In the meantime, Moderna is talking to the NIAID team about additional studies to test other strategies for its vaccine in case the South African variant does break through the current vaccine-provided protection. One option would be to add a third, booster dose of the existing vaccine to increase the immune response and make up for any drop in antibodies that might be caused by a mutated variant. The booster would likely be recommended for six months to a year after the second current shot.
Another option would be to boost with a new vaccine, developed specifically against the B.1.351 strain. Over the past weekend, Hoge says his team has already started work, “in an abundance of caution,” on this new vaccine. One advantage of Moderna’s mRNA technology is its flexibility—because it is based on the virus’s genetic sequence, developing a new vaccine against a new variant would be a matter of “copying and pasting—we could past the South African strain mutations into our vaccine very quickly,” says Hoge, and have shots ready to test “in a matter of six to nine weeks.”
The limiting factor would be testing the new vaccine for safety and efficacy, but even there, it’s possible it wouldn’t take as long as the first vaccine did since regulatory agencies like the U.S. Food and Drug Administration might see the new version as a strain change similar to the changes made each year to the flu vaccine. “The agency has experience with other situations where such changes are needed, for example, as is the case with influenza virus vaccines,” a spokesperson from the FDA said in a statement to TIME. “FDA has already given thought to developing a potential pathway, should changes need to be made to authorized COVID-19 vaccines or other products based on information on emerging variants.” If the annual flu shot is the model, then instead of extensive clinical studies involving tens of thousands of people, for example, the agency might only require studies with a few dozen. And there is already an ideal group of people who might volunteer for these studies for a revised COVID-19 vaccine: the same people who participated in the company’s Phase 1 studies who are now about one year out from their vaccinations.

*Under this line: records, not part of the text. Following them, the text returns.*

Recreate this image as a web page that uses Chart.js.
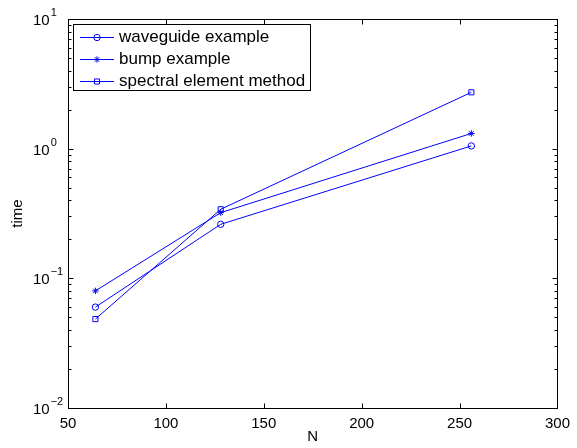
<!DOCTYPE html>
<html>
<head>
<meta charset="utf-8">
<script src="https://cdn.jsdelivr.net/npm/chart.js@4.4.1/dist/chart.umd.min.js"></script>
<style>
  html, body { margin: 0; padding: 0; background: #fff; }
  #wrap { width: 577px; height: 448px; position: relative; }
</style>
</head>
<body>
<div id="wrap"><canvas id="timeChart"></canvas></div>
<script>
// Dati (asse y logaritmico)
const N_VALUES = [64, 128, 256];
const WAVEGUIDE_TIME = [0.060, 0.261, 1.05];
const BUMP_TIME = [0.080, 0.321, 1.31];
const SPECTRAL_TIME = [0.0485, 0.341, 2.72];
const SERIES_NAMES = ['waveguide example', 'bump example', 'spectral element method'];
const SERIES_MARKERS = ['circle', 'star', 'rect'];
const X_TICKS = [50, 100, 150, 200, 250, 300];
const Y_EXPONENTS = [-2, -1, 0, 1];

const BLUE = '#0000ff';
const FONT = '"Liberation Sans", Arial, Helvetica, sans-serif';

function toPoints(values) {
    return N_VALUES.map((n, i) => ({ x: n, y: values[i] }));
}

function makeDataset(label, values, marker) {
    return {
        label: label,
        data: toPoints(values),
        borderColor: BLUE,
        borderWidth: 1,
        backgroundColor: 'rgba(0,0,0,0)',
        pointStyle: marker,
        pointRadius: marker === 'rect' ? 3.6 : 3.2,
        pointBorderColor: BLUE,
        pointBackgroundColor: 'rgba(0,0,0,0)',
        pointBorderWidth: 1,
        tension: 0
    };
}

/**
 * Disegna il riquadro stile MATLAB, le tacche interne, le etichette 10^k e la legenda.
 */
const matlabAxes = {
    id: 'matlabAxes',
    afterDraw(chart) {
        const { ctx, chartArea: a, scales: { x, y } } = chart;
        const L = Math.round(a.left) + 0.5, R = Math.round(a.right) + 0.5;
        const T = Math.round(a.top) + 0.5, B = Math.round(a.bottom) + 0.5;
        ctx.save();
        ctx.strokeStyle = '#000';
        ctx.lineWidth = 1;
        ctx.strokeRect(L, T, R - L, B - T);

        ctx.beginPath();
        // tacche asse x (sotto e sopra)
        X_TICKS.forEach(v => {
            const px = Math.round(x.getPixelForValue(v)) + 0.5;
            ctx.moveTo(px, B); ctx.lineTo(px, B - 5);
            ctx.moveTo(px, T); ctx.lineTo(px, T + 5);
        });
        // tacche asse y: principali e secondarie
        Y_EXPONENTS.forEach(e => {
            const py = Math.round(y.getPixelForValue(Math.pow(10, e))) + 0.5;
            ctx.moveTo(L, py); ctx.lineTo(L + 5, py);
            ctx.moveTo(R, py); ctx.lineTo(R - 5, py);
            if (e < Y_EXPONENTS[Y_EXPONENTS.length - 1]) {
                for (let m = 2; m <= 9; m++) {
                    const my = Math.round(y.getPixelForValue(m * Math.pow(10, e))) + 0.5;
                    ctx.moveTo(L, my); ctx.lineTo(L + 3, my);
                    ctx.moveTo(R, my); ctx.lineTo(R - 3, my);
                }
            }
        });
        ctx.stroke();

        // etichette 10^k
        ctx.fillStyle = '#000';
        ctx.textBaseline = 'middle';
        ctx.textAlign = 'left';
        Y_EXPONENTS.forEach(e => {
            const py = y.getPixelForValue(Math.pow(10, e));
            ctx.font = '15px ' + FONT;
            const bx = a.left - 35;
            ctx.fillText('10', bx, py + 2);
            const w = ctx.measureText('10').width;
            ctx.font = '11px ' + FONT;
            ctx.fillText(e < 0 ? '\u2212' + Math.abs(e) : String(e), bx + w + 1, py - 6);
        });

        // legenda
        const lx = a.left + 5, ly = a.top + 5;
        ctx.font = '17px ' + FONT;
        const textW = Math.max(...SERIES_NAMES.map(s => ctx.measureText(s).width));
        const boxW = Math.round(46 + textW + 5), boxH = 66;
        ctx.fillStyle = '#fff';
        ctx.fillRect(lx, ly, boxW, boxH);
        ctx.strokeStyle = '#000';
        ctx.strokeRect(Math.round(lx) + 0.5, Math.round(ly) + 0.5, boxW, boxH);
        chart.data.datasets.forEach((ds, i) => {
            const ry = ly + 12.5 + i * 22;
            ctx.strokeStyle = BLUE;
            ctx.lineWidth = 1;
            ctx.beginPath();
            ctx.moveTo(lx + 7, Math.round(ry) + 0.5);
            ctx.lineTo(lx + 41, Math.round(ry) + 0.5);
            ctx.stroke();
            ctx.fillStyle = 'rgba(0,0,0,0)';
            Chart.helpers.drawPoint(ctx, {
                pointStyle: ds.pointStyle,
                radius: ds.pointRadius,
                borderWidth: 1,
                rotation: 0
            }, lx + 24, Math.round(ry) + 0.5);
            ctx.fillStyle = '#000';
            ctx.textAlign = 'left';
            ctx.textBaseline = 'middle';
            ctx.font = '17px ' + FONT;
            ctx.fillText(ds.label, lx + 46, ry + 1);
        });
        ctx.restore();
    }
};

new Chart(document.getElementById('timeChart'), {
    type: 'line',
    data: {
        datasets: [
            makeDataset(SERIES_NAMES[0], WAVEGUIDE_TIME, SERIES_MARKERS[0]),
            makeDataset(SERIES_NAMES[1], BUMP_TIME, SERIES_MARKERS[1]),
            makeDataset(SERIES_NAMES[2], SPECTRAL_TIME, SERIES_MARKERS[2])
        ]
    },
    options: {
        responsive: true,
        maintainAspectRatio: false,
        animation: false,
        layout: { padding: { left: 0, right: 17, top: 19, bottom: 0 } },
        plugins: {
            legend: { display: false },
            tooltip: { enabled: false }
        },
        scales: {
            x: {
                type: 'linear',
                min: 50,
                max: 300,
                afterBuildTicks: scale => { scale.ticks = X_TICKS.map(v => ({ value: v })); },
                afterFit: scale => { scale.height = 40; },
                grid: { display: false, drawTicks: false },
                border: { display: false },
                ticks: {
                    padding: 7,
                    color: '#000',
                    font: { family: FONT, size: 15 },
                    maxRotation: 0
                },
                title: {
                    display: true,
                    text: 'N',
                    color: '#000',
                    font: { family: FONT, size: 15 },
                    padding: { top: 0, bottom: 2 }
                }
            },
            y: {
                type: 'logarithmic',
                min: 0.01,
                max: 10,
                afterBuildTicks: scale => { scale.ticks = Y_EXPONENTS.map(e => ({ value: Math.pow(10, e) })); },
                afterFit: scale => { scale.width = 68; },
                grid: { display: false, drawTicks: false },
                border: { display: false },
                ticks: { display: false },
                title: {
                    display: true,
                    text: 'time',
                    color: '#000',
                    font: { family: FONT, size: 15 },
                    padding: { top: 9, bottom: 0 }
                }
            }
        }
    },
    plugins: [matlabAxes]
});
</script>
</body>
</html>
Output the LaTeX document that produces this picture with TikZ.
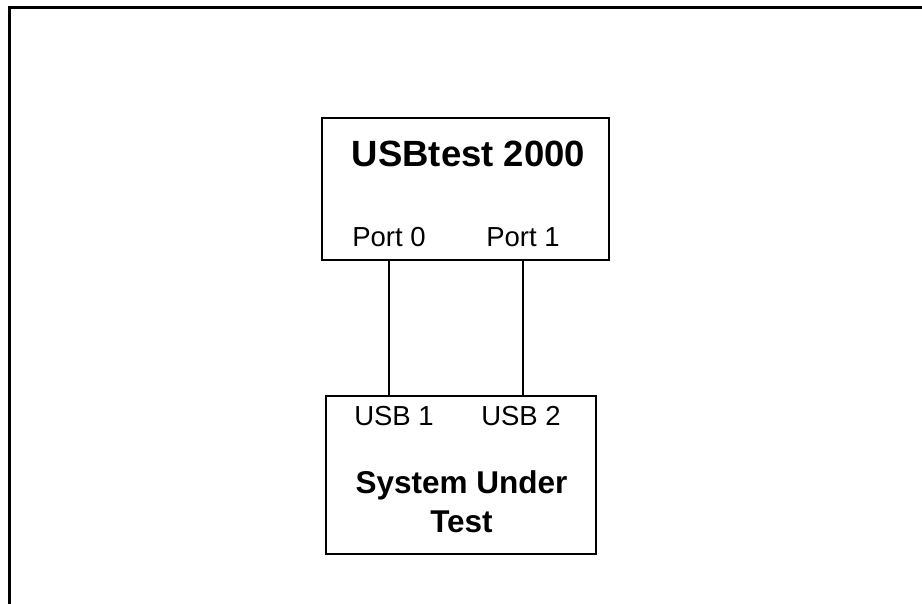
\documentclass[tikz,border=0pt]{standalone}
\usepackage{fontspec}
\setmainfont{Liberation Sans}
\usepackage{tikz}

\tikzset{
   unit/.style={draw, line width=2pt, minimum width=#1},
   title/.style={font=\fontsize{36.5}{42}\selectfont\bfseries, anchor=base},
   portlabel/.style={font=\fontsize{27.5}{30}\selectfont, anchor=base},
   cable/.style={line width=2pt}
}

\begin{document}
\begin{tikzpicture}[x=1pt, y=-1pt]
   \useasboundingbox (0,0) rectangle (922,604);
   \clip (0,0) rectangle (922,604);
   % frame
   \draw[line width=3pt] (9.5,700) -- (9.5,7.5) -- (940,7.5);

   % tester
   \node[unit=287pt, minimum height=142pt] (tester) at (465.5,189) {};
   \node[title] (testername) at (468.5,167) {USBtest 2000};
   \node[portlabel] (port0) at (389,247) {Port 0};
   \node[portlabel] (port1) at (523,247) {Port 1};

   % system under test
   \node[unit=270pt, minimum height=158pt] (sut) at (461,475) {};
   \node[portlabel] (usb1) at (394,425) {USB 1};
   \node[portlabel] (usb2) at (521,425) {USB 2};
   \node[title, font=\fontsize{31.5}{39}\selectfont\bfseries, align=center] (sutname) at (461.5,532) {System Under\\Test};

   % cables
   \draw[cable] (port0 |- tester.south) -- (port0 |- sut.north);
   \draw[cable] (port1 |- tester.south) -- (port1 |- sut.north);
\end{tikzpicture}
\end{document}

Hoge stresses that the company’s decision to develop a version against the South African strain is purely precautionary. “What we’re doing is bringing forward a [vaccine] candidate with the new information and moving to quickly test it to show we can close the gap on the South African strain,” he says. “If we do that, that’s great news. Then the question for everybody else becomes, do we leave it in the medicine cabinet and do nothing with it, and only pull it out in a hurry when we need it? Or do we make an updated vaccine now? Those are questions we can’t answer today because it depends on what happens over the next two to three months.”
Hoge says that it’s simply prudent to prepare for the virus to possibly break through vaccine-induced protection. “We’ve got a great vaccine now so it’s not an emergency in that sense,” he says. “But this virus isn’t standing still and we also need to be trying to get ahead of it.”